Speaking in Baden-Baden, Obama made clear that his administration wants to press the allies to craft a new framework for the future, a new road map to define NATO's roles, missions and way of functioning.

Noting that there are "a whole host of hot spots" bedeviling the West beyond Afghanistan, Obama said, "We've got to figure out what is NATO's role in that."

The leaders are expected to issue a declaration Saturday to launch formally a project creating such a "strategic concept." It would be the first such revision of the alliance's purpose and function since 1999, before the Sept. 11, 2001, terror attacks that propelled the United States into Afghanistan and a conflict that, almost eight years later, is worsening and growing more complex. Other topics of discussion included Russia, which strongly opposes further eastward expansion of NATO, and the prospect of accelerating arms control talks. The leaders were expected to endorse a return to normal relations with Russia, nine months after Moscow invaded Georgia.

The allies were expected to declare in a closing communique that they endorse a united way forward in Afghanistan, with more emphasis on nonmilitary aspects of the struggle.

Obama said upon his arrival in Strasbourg on Friday that Europe should not expect the United States to bear the combat burden alone. "This is a joint problem," Obama said. "And it requires a joint effort."
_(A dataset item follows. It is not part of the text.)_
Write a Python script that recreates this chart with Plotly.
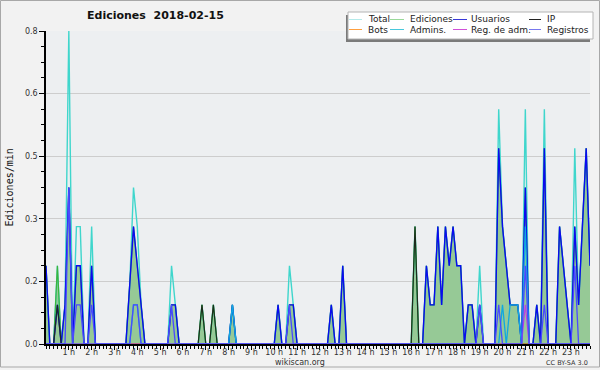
import plotly.graph_objects as go

# 10-minute bins, 144 per day (index 0 = 00:00)
hours = list(range(1, 24))
hour_labels = [f"{h} h" for h in hours]

total = [
    .2, 0, 0, .2, 0, .1,      # 0 h
    .8, 0, .3, .3, 0, 0,      # 1 h
    .3, 0, 0, 0, 0, 0,        # 2 h
    0, 0, 0, 0, .15, .4,      # 3 h
    .3, .1, 0, 0, 0, 0,       # 4 h
    0, 0, 0, .2, .1, 0,       # 5 h
    0, 0, 0, 0, 0, .1,        # 6 h
    0, 0, .1, 0, 0, 0,        # 7 h
    0, .1, 0, 0, 0, 0,        # 8 h
    0, 0, 0, 0, 0, 0,         # 9 h
    0, .1, 0, 0, .2, .1,      # 10 h
    0, 0, 0, 0, 0, 0,         # 11 h
    0, 0, 0, .1, 0, 0,        # 12 h
    .2, 0, 0, 0, 0, 0,        # 13 h
    0, 0, 0, 0, 0, 0,         # 14 h
    0, 0, 0, 0, 0, 0,         # 15 h
    0, .3, 0, 0, .2, .1,      # 16 h
    .1, .3, .1, .3, .2, .3,   # 17 h
    .2, .2, 0, .1, .1, 0,     # 18 h
    .2, 0, 0, 0, 0, .6,       # 19 h
    .3, .2, .1, .1, .1, 0,    # 20 h
    .6, 0, 0, .1, 0, .6,      # 21 h
    0, 0, 0, .3, .2, .1,      # 22 h
    0, .5, .1, .3, .5, .2,    # 23 h
]

ediciones = [
    .2, 0, 0, .2, 0, .1,
    .4, 0, .2, .2, 0, 0,
    .2, 0, 0, 0, 0, 0,
    0, 0, 0, 0, .15, .3,
    .2, .1, 0, 0, 0, 0,
    0, 0, 0, .1, .1, 0,
    0, 0, 0, 0, 0, .1,
    0, 0, .1, 0, 0, 0,
    0, .1, 0, 0, 0, 0,
    0, 0, 0, 0, 0, 0,
    0, .1, 0, 0, .1, .1,
    0, 0, 0, 0, 0, 0,
    0, 0, 0, .1, 0, 0,
    .2, 0, 0, 0, 0, 0,
    0, 0, 0, 0, 0, 0,
    0, 0, 0, 0, 0, 0,
    0, .3, 0, 0, .2, .1,
    .1, .3, .1, .3, .2, .3,
    .2, .2, 0, .1, .1, 0,
    .1, 0, 0, 0, 0, .5,
    .3, .2, .1, .1, .1, 0,
    .4, 0, 0, .1, 0, .5,
    0, 0, 0, .3, .2, .1,
    0, .3, .1, .3, .5, .2,
]

usuarios = [
    .2, 0, 0, .1, 0, .1,
    .4, 0, .2, .2, 0, 0,
    .2, 0, 0, 0, 0, 0,
    0, 0, 0, 0, .15, .3,
    .2, .1, 0, 0, 0, 0,
    0, 0, 0, .1, .1, 0,
    0, 0, 0, 0, 0, 0,
    0, 0, 0, 0, 0, 0,
    0, .1, 0, 0, 0, 0,
    0, 0, 0, 0, 0, 0,
    0, .1, 0, 0, .1, .1,
    0, 0, 0, 0, 0, 0,
    0, 0, 0, .1, 0, 0,
    .2, 0, 0, 0, 0, 0,
    0, 0, 0, 0, 0, 0,
    0, 0, 0, 0, 0, 0,
    0, 0, 0, 0, .2, .1,
    .1, .3, .1, .3, .2, .3,
    .2, .2, 0, .1, .1, 0,
    .1, 0, 0, 0, 0, .5,
    .3, .2, .1, .1, .1, 0,
    .4, 0, 0, .1, 0, .5,
    0, 0, 0, .3, .2, .1,
    0, .3, .1, .3, .5, .2,
]

ip = [0] * 144
for i, v in [(3, .1), (41, .1), (44, .1), (97, .3)]:
    ip[i] = v

bots = [0] * 144

admins = [0] * 144
for i, v in [(23, .1), (24, .1), (49, .1), (120, .1), (122, .1), (123, .1), (124, .1), (126, .3)]:
    admins[i] = v

reg_adm = [0] * 144
reg_adm[126] = .1

registros = [0] * 144
for i, v in [(6, .4), (8, .1), (9, .1), (12, .1), (23, .1), (24, .1), (33, .1), (64, .1),
             (114, .1), (119, .1), (126, .2), (131, .1), (139, .2)]:
    registros[i] = v

x = list(range(144))

fig = go.Figure()
fig.add_trace(go.Scatter(x=x, y=ediciones, mode="lines", fill="tozeroy",
                         fillcolor="#96c996", line=dict(width=0), showlegend=False, hoverinfo="skip"))
series = [
    ("Total", total, "#3fd6cc", 1.4),
    ("Ediciones", ediciones, "#3cb43c", 1.2),
    ("Usuarios", usuarios, "#0a0af0", 1.4),
    ("IP", ip, "#1c2c1c", 1.2),
    ("Bots", bots, "#ff9a30", 1.0),
    ("Admins.", admins, "#10a8e0", 1.3),
    ("Reg. de adm.", reg_adm, "#c040e0", 1.2),
    ("Registros", registros, "#4a4aff", 1.3),
]
for name, ys, col, w in series:
    fig.add_trace(go.Scatter(x=x, y=ys, mode="lines", name=name,
                             line=dict(color=col, width=w), showlegend=False))

L, R, T, B = 46, 590, 31, 344
def px(v):
    return (v - L) / (R - L)
def py(v):
    return (B - v) / (B - T)

shapes = []
annotations = []
# legend box
shapes.append(dict(type="rect", xref="paper", yref="paper", x0=px(346), x1=px(590), y0=py(42), y1=py(15),
                   fillcolor="#7a7a7a", line=dict(width=0), layer="above"))
shapes.append(dict(type="rect", xref="paper", yref="paper", x0=px(348), x1=px(593), y0=py(39), y1=py(12),
                   fillcolor="#ffffff", line=dict(color="#b4b4b4", width=1), layer="above"))
legend_items = [
    ("Total", "#b4eaea", 349, 362, 366, 19.5),
    ("Ediciones", "#9ad99a", 390, 404, 408, 19.5),
    ("Usuarios", "#3838d8", 453, 467, 469, 19.5),
    ("IP", "#222222", 529, 541, 545, 19.5),
    ("Bots", "#ffa040", 349, 362, 366, 29.5),
    ("Admins.", "#48c8dc", 390, 404, 408, 29.5),
    ("Reg. de adm.", "#d050d8", 453, 467, 469, 29.5),
    ("Registros", "#7878ee", 529, 541, 545, 29.5),
]
for name, col, a, b, tx, yy in legend_items:
    shapes.append(dict(type="line", xref="paper", yref="paper", x0=px(a), x1=px(b), y0=py(yy), y1=py(yy),
                       line=dict(color=col, width=1), layer="above"))
    annotations.append(dict(text=name, xref="paper", yref="paper", x=px(tx), y=py(yy),
                            xanchor="left", yanchor="middle", showarrow=False,
                            font=dict(family="DejaVu Sans", size=9, color="#222222")))

# outer frame
shapes.append(dict(type="rect", xref="paper", yref="paper", x0=px(0.5), x1=px(599.5), y0=py(367), y1=py(0.5),
                   line=dict(color="#a8a8a8", width=1), fillcolor="rgba(0,0,0,0)", layer="below"))

annotations.append(dict(text="<b>Ediciones\u00a0 2018-02-15</b>", xref="paper", yref="paper",
                        x=px(85), y=py(16), xanchor="left", yanchor="middle", showarrow=False,
                        font=dict(family="DejaVu Sans", size=11, color="#111111")))
annotations.append(dict(text="Ediciones/min", xref="paper", yref="paper", x=px(9), y=py(187.5),
                        textangle=-90, xanchor="center", yanchor="middle", showarrow=False,
                        font=dict(family="DejaVu Sans Mono", size=10, color="#111111")))
annotations.append(dict(text="wikiscan.org", xref="paper", yref="paper", x=px(300), y=py(362),
                        xanchor="center", yanchor="middle", showarrow=False,
                        font=dict(family="DejaVu Sans", size=8, color="#333333")))
annotations.append(dict(text="CC BY-SA 3.0", xref="paper", yref="paper", x=px(590), y=py(362.5),
                        xanchor="right", yanchor="middle", showarrow=False,
                        font=dict(family="DejaVu Sans", size=6.5, color="#333333")))

fig.update_layout(
    width=600, height=370,
    margin=dict(l=L, r=600 - R, t=T, b=370 - B, autoexpand=False),
    paper_bgcolor="#f2f2f2", plot_bgcolor="#edeff1",
    showlegend=False,
    shapes=shapes, annotations=annotations,
    xaxis=dict(range=[0, 143], tickvals=[6 * h for h in hours], ticktext=hour_labels,
               tickangle=0, automargin=False,
               showgrid=False, zeroline=False, showline=True, linecolor="#000000", linewidth=1.5,
               ticks="outside", ticklen=4, tickcolor="#000000", tickwidth=1,
               ticklabelstandoff=-4,
               tickfont=dict(family="DejaVu Sans", size=8, color="#333333"),
               minor=dict(dtick=1, ticks="outside", ticklen=3, tickcolor="#000000", tickwidth=1),
               fixedrange=True),
    yaxis=dict(range=[0, 0.8], tickvals=[0, 0.16, 0.32, 0.48, 0.64, 0.8],
               ticktext=["0.0", "0.2", "0.3", "0.5", "0.6", "0.8"],
               automargin=False,
               showgrid=True, gridcolor="#cdcdcd", gridwidth=1, zeroline=False,
               showline=True, linecolor="#000000", linewidth=1.5,
               ticks="outside", ticklen=5, tickcolor="#000000",
               tickfont=dict(family="DejaVu Sans", size=8, color="#333333"),
               minor=dict(dtick=0.04, ticks="outside", ticklen=3, tickcolor="#000000", showgrid=False),
               fixedrange=True),
)

fig.write_html("out.html", config={"displayModeBar": False},
               post_script="document.body.style.margin='0px';document.body.style.overflow='hidden';")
Obama was being joined at the summit Saturday by his special representative to Afghanistan and Pakistan, Richard Holbrooke. The NATO leaders also were discussing candidates to be the next NATO secretary-general, which appeared likely to be Danish Prime Minister Anders Fogh Rasmussen, despite opposition from Turkey. Fogh Rasmussen infuriated many Muslims by speaking out in favor of freedom of speech during an uproar over Danish publication of cartoons of the Prophet Muhammad in 2006.

The current secretary-general, Jaap de Hoop Scheffer of the Netherlands, is completing his term this summer. The post, as the top civilian officer of NATO, is always held by a non-American, with the senior NATO commander job always held by an American.